• **To be done**
Pictures stay out of your copy, but everything else in the records below must be repeated exactly.
[BEGIN Input material]
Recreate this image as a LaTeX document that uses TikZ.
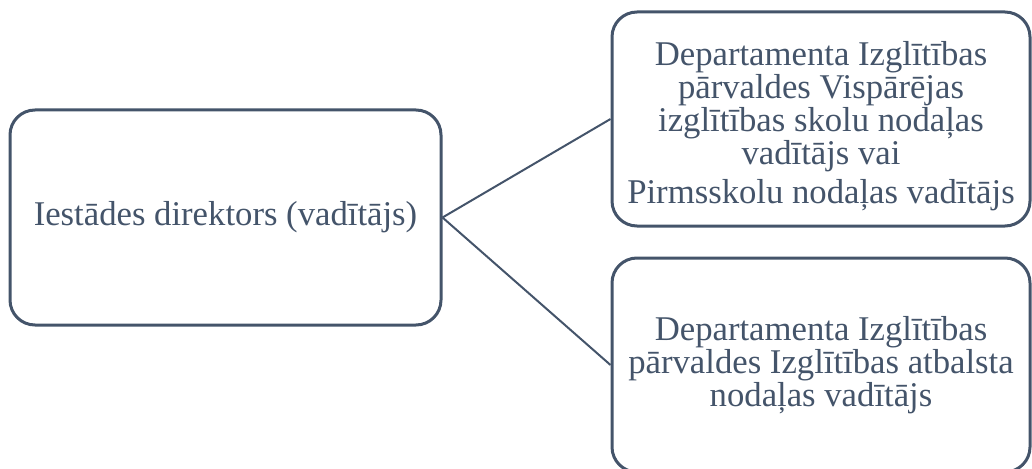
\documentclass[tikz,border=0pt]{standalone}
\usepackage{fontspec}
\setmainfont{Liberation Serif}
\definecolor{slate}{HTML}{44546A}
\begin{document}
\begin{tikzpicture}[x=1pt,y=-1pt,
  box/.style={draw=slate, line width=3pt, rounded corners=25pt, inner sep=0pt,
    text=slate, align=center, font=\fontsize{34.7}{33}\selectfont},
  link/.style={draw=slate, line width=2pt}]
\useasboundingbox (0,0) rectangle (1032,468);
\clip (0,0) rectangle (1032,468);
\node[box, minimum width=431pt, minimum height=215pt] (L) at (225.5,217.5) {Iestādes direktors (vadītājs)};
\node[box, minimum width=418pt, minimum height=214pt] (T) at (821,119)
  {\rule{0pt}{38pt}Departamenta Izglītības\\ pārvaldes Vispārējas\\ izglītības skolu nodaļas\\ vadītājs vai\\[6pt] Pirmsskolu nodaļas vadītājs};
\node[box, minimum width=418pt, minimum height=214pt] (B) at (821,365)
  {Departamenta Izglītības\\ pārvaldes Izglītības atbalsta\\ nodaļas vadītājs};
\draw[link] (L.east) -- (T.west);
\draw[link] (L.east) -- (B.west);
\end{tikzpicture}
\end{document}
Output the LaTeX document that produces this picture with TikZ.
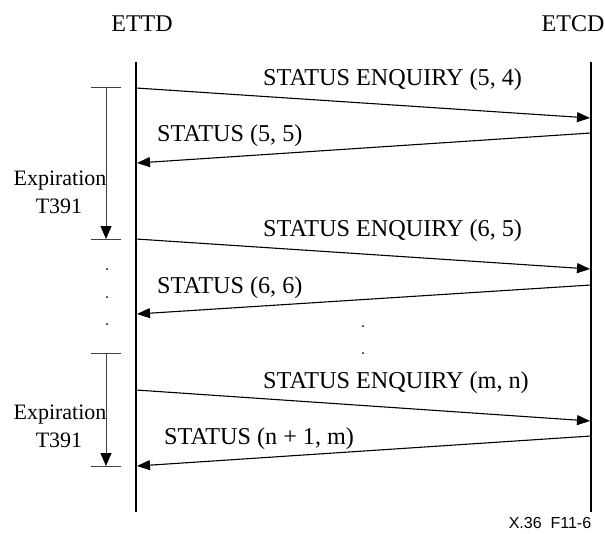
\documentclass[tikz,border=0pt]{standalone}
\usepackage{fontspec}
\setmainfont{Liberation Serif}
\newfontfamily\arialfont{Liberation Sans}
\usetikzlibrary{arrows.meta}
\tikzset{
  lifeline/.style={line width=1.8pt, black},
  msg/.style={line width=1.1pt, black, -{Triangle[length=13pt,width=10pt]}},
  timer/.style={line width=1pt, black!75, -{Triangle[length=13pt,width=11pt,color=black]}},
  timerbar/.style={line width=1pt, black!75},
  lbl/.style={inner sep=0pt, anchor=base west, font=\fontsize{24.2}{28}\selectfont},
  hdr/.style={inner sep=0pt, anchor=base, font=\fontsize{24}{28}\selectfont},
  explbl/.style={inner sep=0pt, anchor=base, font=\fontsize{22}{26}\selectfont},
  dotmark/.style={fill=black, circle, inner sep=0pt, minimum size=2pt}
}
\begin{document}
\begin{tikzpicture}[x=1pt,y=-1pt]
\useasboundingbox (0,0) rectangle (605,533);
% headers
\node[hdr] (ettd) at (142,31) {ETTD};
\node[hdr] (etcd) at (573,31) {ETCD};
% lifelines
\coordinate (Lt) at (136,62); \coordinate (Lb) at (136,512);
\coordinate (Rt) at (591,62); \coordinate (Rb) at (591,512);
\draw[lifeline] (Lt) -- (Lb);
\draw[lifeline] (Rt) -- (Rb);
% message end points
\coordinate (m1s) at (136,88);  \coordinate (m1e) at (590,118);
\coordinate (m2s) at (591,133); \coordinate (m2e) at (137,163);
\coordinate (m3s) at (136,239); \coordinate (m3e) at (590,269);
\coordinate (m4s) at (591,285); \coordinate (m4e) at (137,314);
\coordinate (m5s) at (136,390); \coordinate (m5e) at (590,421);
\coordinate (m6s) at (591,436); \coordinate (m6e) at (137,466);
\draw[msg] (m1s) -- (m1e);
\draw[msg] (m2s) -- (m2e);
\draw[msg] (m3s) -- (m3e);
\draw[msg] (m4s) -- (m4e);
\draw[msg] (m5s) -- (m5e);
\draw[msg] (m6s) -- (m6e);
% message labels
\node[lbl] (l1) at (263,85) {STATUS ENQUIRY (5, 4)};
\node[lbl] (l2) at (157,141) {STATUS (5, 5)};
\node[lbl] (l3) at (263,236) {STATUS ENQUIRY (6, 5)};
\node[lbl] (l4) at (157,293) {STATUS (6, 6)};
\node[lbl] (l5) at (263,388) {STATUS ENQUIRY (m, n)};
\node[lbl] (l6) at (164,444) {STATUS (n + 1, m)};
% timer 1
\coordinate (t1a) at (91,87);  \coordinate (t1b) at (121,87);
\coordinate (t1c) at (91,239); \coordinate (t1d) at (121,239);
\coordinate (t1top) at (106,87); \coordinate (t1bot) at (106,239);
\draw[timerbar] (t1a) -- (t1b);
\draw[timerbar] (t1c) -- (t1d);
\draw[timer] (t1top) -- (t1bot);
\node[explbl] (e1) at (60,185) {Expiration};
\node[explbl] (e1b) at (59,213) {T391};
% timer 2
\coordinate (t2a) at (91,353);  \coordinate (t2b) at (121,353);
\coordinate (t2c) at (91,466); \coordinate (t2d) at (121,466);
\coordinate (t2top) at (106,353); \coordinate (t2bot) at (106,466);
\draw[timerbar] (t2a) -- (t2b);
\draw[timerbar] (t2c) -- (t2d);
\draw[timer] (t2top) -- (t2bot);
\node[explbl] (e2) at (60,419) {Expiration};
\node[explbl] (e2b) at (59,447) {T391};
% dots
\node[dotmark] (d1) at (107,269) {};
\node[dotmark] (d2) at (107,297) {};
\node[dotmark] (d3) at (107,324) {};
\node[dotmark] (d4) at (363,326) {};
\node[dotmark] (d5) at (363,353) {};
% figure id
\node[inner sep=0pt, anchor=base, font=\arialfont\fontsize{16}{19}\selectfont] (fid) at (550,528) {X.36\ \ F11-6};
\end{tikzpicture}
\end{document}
[END Input material]
• **Full answer**
Recreate this image as a LaTeX document that uses TikZ.
\documentclass[tikz,border=0pt]{standalone}
\usepackage{fontspec}
\setmainfont{Liberation Serif}
\definecolor{slate}{HTML}{44546A}
\begin{document}
\begin{tikzpicture}[x=1pt,y=-1pt,
  box/.style={draw=slate, line width=3pt, rounded corners=25pt, inner sep=0pt,
    text=slate, align=center, font=\fontsize{34.7}{33}\selectfont},
  link/.style={draw=slate, line width=2pt}]
\useasboundingbox (0,0) rectangle (1032,468);
\clip (0,0) rectangle (1032,468);
\node[box, minimum width=431pt, minimum height=215pt] (L) at (225.5,217.5) {Iestādes direktors (vadītājs)};
\node[box, minimum width=418pt, minimum height=214pt] (T) at (821,119)
  {\rule{0pt}{38pt}Departamenta Izglītības\\ pārvaldes Vispārējas\\ izglītības skolu nodaļas\\ vadītājs vai\\[6pt] Pirmsskolu nodaļas vadītājs};
\node[box, minimum width=418pt, minimum height=214pt] (B) at (821,365)
  {Departamenta Izglītības\\ pārvaldes Izglītības atbalsta\\ nodaļas vadītājs};
\draw[link] (L.east) -- (T.west);
\draw[link] (L.east) -- (B.west);
\end{tikzpicture}
\end{document}
Output the LaTeX document that produces this picture with TikZ.
\documentclass[tikz,border=0pt]{standalone}
\usepackage{fontspec}
\setmainfont{Liberation Serif}
\newfontfamily\arialfont{Liberation Sans}
\usetikzlibrary{arrows.meta}
\tikzset{
  lifeline/.style={line width=1.8pt, black},
  msg/.style={line width=1.1pt, black, -{Triangle[length=13pt,width=10pt]}},
  timer/.style={line width=1pt, black!75, -{Triangle[length=13pt,width=11pt,color=black]}},
  timerbar/.style={line width=1pt, black!75},
  lbl/.style={inner sep=0pt, anchor=base west, font=\fontsize{24.2}{28}\selectfont},
  hdr/.style={inner sep=0pt, anchor=base, font=\fontsize{24}{28}\selectfont},
  explbl/.style={inner sep=0pt, anchor=base, font=\fontsize{22}{26}\selectfont},
  dotmark/.style={fill=black, circle, inner sep=0pt, minimum size=2pt}
}
\begin{document}
\begin{tikzpicture}[x=1pt,y=-1pt]
\useasboundingbox (0,0) rectangle (605,533);
% headers
\node[hdr] (ettd) at (142,31) {ETTD};
\node[hdr] (etcd) at (573,31) {ETCD};
% lifelines
\coordinate (Lt) at (136,62); \coordinate (Lb) at (136,512);
\coordinate (Rt) at (591,62); \coordinate (Rb) at (591,512);
\draw[lifeline] (Lt) -- (Lb);
\draw[lifeline] (Rt) -- (Rb);
% message end points
\coordinate (m1s) at (136,88);  \coordinate (m1e) at (590,118);
\coordinate (m2s) at (591,133); \coordinate (m2e) at (137,163);
\coordinate (m3s) at (136,239); \coordinate (m3e) at (590,269);
\coordinate (m4s) at (591,285); \coordinate (m4e) at (137,314);
\coordinate (m5s) at (136,390); \coordinate (m5e) at (590,421);
\coordinate (m6s) at (591,436); \coordinate (m6e) at (137,466);
\draw[msg] (m1s) -- (m1e);
\draw[msg] (m2s) -- (m2e);
\draw[msg] (m3s) -- (m3e);
\draw[msg] (m4s) -- (m4e);
\draw[msg] (m5s) -- (m5e);
\draw[msg] (m6s) -- (m6e);
% message labels
\node[lbl] (l1) at (263,85) {STATUS ENQUIRY (5, 4)};
\node[lbl] (l2) at (157,141) {STATUS (5, 5)};
\node[lbl] (l3) at (263,236) {STATUS ENQUIRY (6, 5)};
\node[lbl] (l4) at (157,293) {STATUS (6, 6)};
\node[lbl] (l5) at (263,388) {STATUS ENQUIRY (m, n)};
\node[lbl] (l6) at (164,444) {STATUS (n + 1, m)};
% timer 1
\coordinate (t1a) at (91,87);  \coordinate (t1b) at (121,87);
\coordinate (t1c) at (91,239); \coordinate (t1d) at (121,239);
\coordinate (t1top) at (106,87); \coordinate (t1bot) at (106,239);
\draw[timerbar] (t1a) -- (t1b);
\draw[timerbar] (t1c) -- (t1d);
\draw[timer] (t1top) -- (t1bot);
\node[explbl] (e1) at (60,185) {Expiration};
\node[explbl] (e1b) at (59,213) {T391};
% timer 2
\coordinate (t2a) at (91,353);  \coordinate (t2b) at (121,353);
\coordinate (t2c) at (91,466); \coordinate (t2d) at (121,466);
\coordinate (t2top) at (106,353); \coordinate (t2bot) at (106,466);
\draw[timerbar] (t2a) -- (t2b);
\draw[timerbar] (t2c) -- (t2d);
\draw[timer] (t2top) -- (t2bot);
\node[explbl] (e2) at (60,419) {Expiration};
\node[explbl] (e2b) at (59,447) {T391};
% dots
\node[dotmark] (d1) at (107,269) {};
\node[dotmark] (d2) at (107,297) {};
\node[dotmark] (d3) at (107,324) {};
\node[dotmark] (d4) at (363,326) {};
\node[dotmark] (d5) at (363,353) {};
% figure id
\node[inner sep=0pt, anchor=base, font=\arialfont\fontsize{16}{19}\selectfont] (fid) at (550,528) {X.36\ \ F11-6};
\end{tikzpicture}
\end{document}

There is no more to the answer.